Efforts to shrink the broadband-adoption gap between African-American and white U.S. households should link high-speed Internet access to jobs, a National Urban League study funded by Time Warner Cable recommended.
The report suggested several measures to drive broadband adoption through jobs, including: creating workforce training in broadband sectors that incorporate jobs placement; creating broadband-enabled human capital in economically hard-hit communities; and partnering with broadband businesses to connect job training with job placement.

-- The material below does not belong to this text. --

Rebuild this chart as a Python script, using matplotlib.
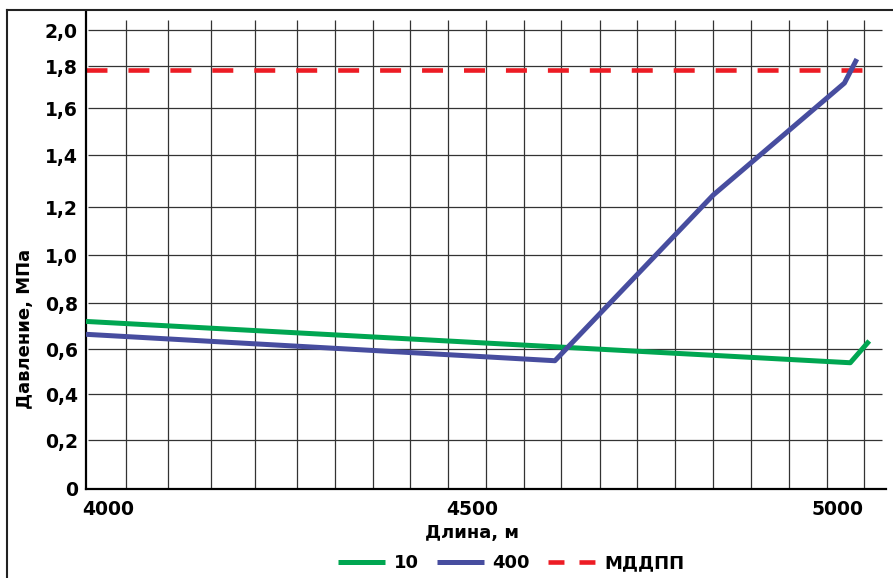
import matplotlib
matplotlib.use('Agg')
import matplotlib.pyplot as plt
from matplotlib.lines import Line2D
import numpy as np

plt.rcParams['font.family'] = 'DejaVu Sans'
plt.rcParams['font.weight'] = 'bold'
plt.rcParams['lines.scale_dashes'] = False

# data
x_10 = [3970, 5018, 5044]
p_10 = [0.720, 0.539, 0.635]

x_400 = [3970, 4613, 4830, 5010, 5027]
p_400 = [0.664, 0.548, 1.246, 1.719, 1.839]

x_mddpp = [3970, 5044]
p_mddpp = [1.78, 1.78]

x_labels = [4000, 4500, 5000]
y_ticks = [0, 0.2, 0.4, 0.6, 0.8, 1.0, 1.2, 1.4, 1.6, 1.8, 2.0]
y_labels = ['0', '0,2', '0,4', '0,6', '0,8', '1,0', '1,2', '1,4', '1,6', '1,8', '2,0']
# vertical grid lines (irregular in the original)
grid_x = [4025, 4082, 4141, 4202, 4259, 4311, 4364, 4414, 4466, 4519,
          4571, 4621, 4675, 4726, 4778, 4830, 4882, 4934, 4986, 5037]

# the original value axis is drawn unevenly; piecewise scale follows it
scale_vals = y_ticks + [2.2]
scale_pos = [0, 49, 95, 140, 186, 234, 282, 334, 381, 423, 459, 495]


def fwd(v):
    return np.interp(v, scale_vals, scale_pos)


def inv(u):
    return np.interp(u, scale_pos, scale_vals)


green = '#00a651'
blue = '#474d9f'
red = '#ed1c24'

fig = plt.figure(figsize=(8.93, 5.78), dpi=100)
ax = fig.add_axes([86/893, 89/578, 800/893, 478/578])
ax.set_yscale('function', functions=(fwd, inv))
ax.set_xlim(3970, 5067)
ax.set_ylim(0, 2.106)

# grid
ax.vlines(grid_x, 0, 2.056, color='#333333', lw=0.9, zorder=1)
ax.hlines(y_ticks[1:], 3973, 5062, color='#333333', lw=0.9, zorder=1)

ax.plot(x_10, p_10, color=green, lw=3.6, solid_capstyle='butt', zorder=3)
ax.plot(x_400, p_400, color=blue, lw=3.6, solid_capstyle='butt', zorder=3)
ax.plot(x_mddpp, p_mddpp, color=red, lw=3.3, dashes=(15.1, 15.1),
        dash_capstyle='butt', zorder=2)

for s in ['top', 'right']:
    ax.spines[s].set_visible(False)
ax.spines['left'].set_linewidth(1.6)
ax.spines['bottom'].set_linewidth(1.6)

ax.set_xticks(x_labels)
ax.set_xticklabels([str(v) for v in x_labels])
ax.set_yticks(y_ticks)
ax.set_yticklabels(y_labels)
ax.yaxis.set_minor_locator(matplotlib.ticker.NullLocator())
ax.tick_params(axis='x', length=0, pad=8, labelsize=13.5)
ax.tick_params(axis='y', length=0, pad=6, labelsize=13.5)

ax.set_xlabel('Длина, м', fontsize=13, fontweight='bold')
ax.set_ylabel('Давление, МПа', fontsize=13, fontweight='bold')
ax.yaxis.set_label_coords(-0.065, 0.335)
ax.xaxis.set_label_coords(0.483, -0.073)

# outer frame (left and top only)
fig.add_artist(Line2D([7/893, 7/893], [0, 1 - 10/578], transform=fig.transFigure,
                      color='#222222', lw=1.5))
fig.add_artist(Line2D([7/893, 1], [1 - 10/578, 1 - 10/578], transform=fig.transFigure,
                      color='#222222', lw=1.5))

handles = [Line2D([], [], color=green, lw=3.6, solid_capstyle='butt'),
           Line2D([], [], color=blue, lw=3.6, solid_capstyle='butt'),
           Line2D([], [], color=red, lw=3.3, dashes=(11.5, 10.8), dash_capstyle='butt')]
fig.legend(handles, ['10', '400', 'МДДПП'], loc='center',
           bbox_to_anchor=(511/893, 15/578), ncol=3, frameon=False,
           fontsize=13, handlelength=2.6, handletextpad=0.5, columnspacing=1.0)

fig.savefig('out.png', dpi=100)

The NUL study found that the widest gap between African-Americans and white Americans in using broadband for job information is among those with less education: 77% of blacks without a high school diploma and 79% with only a high school diploma went online to search for jobs in 2009 and 2010, according to research by the Joint Center for Political and Economic Studies. That's compared with 17% and 35%, respectively, for white Americans with similar education levels.
As such, the NUL report also recommended targeting broadband-adoption programs specifically at high-school dropouts, as well as households with less than $20,000 in annual income.
In addition, the report said solutions tying broadband to jobs should "address the features of communities, geographies and sectors"; promote business-to-business broadband activity; and eradicate structural inequalities that "flow through to new sectors."
Overall, the broadband gap between blacks and whites is narrowing -- but it's still significant. In 2010, the home broadband adoption gap between African-Americans and whites was 11 percentage points, versus 19 points in 2009, the NUL study said, citing data from the Pew Internet & American Life Project.
National Cable & Telecommunications Association president and CEO Michael Powell commended the report.
"We applaud the National Urban League for publishing these important findings which can help guide the entire broadband ecosystem in our effort to connect more Americans to the powerful economic, social and educational benefits that broadband offers," Powell said in a statement. "As Time Warner Cable has demonstrated by underwriting the Urban League research, the cable industry is working closely with the FCC and many community partners to shrink the broadband adoption gap. We'll continue to explore new ways to effectively convince all Americans that broadband is the key to unleashing opportunity."
The report, "Connecting the Dots: Linking Broadband Adoption to Job Creation and Job Competitiveness," was authored by Madura Wijewardena, Chanelle Hardy and Dr. Valerie Wilson.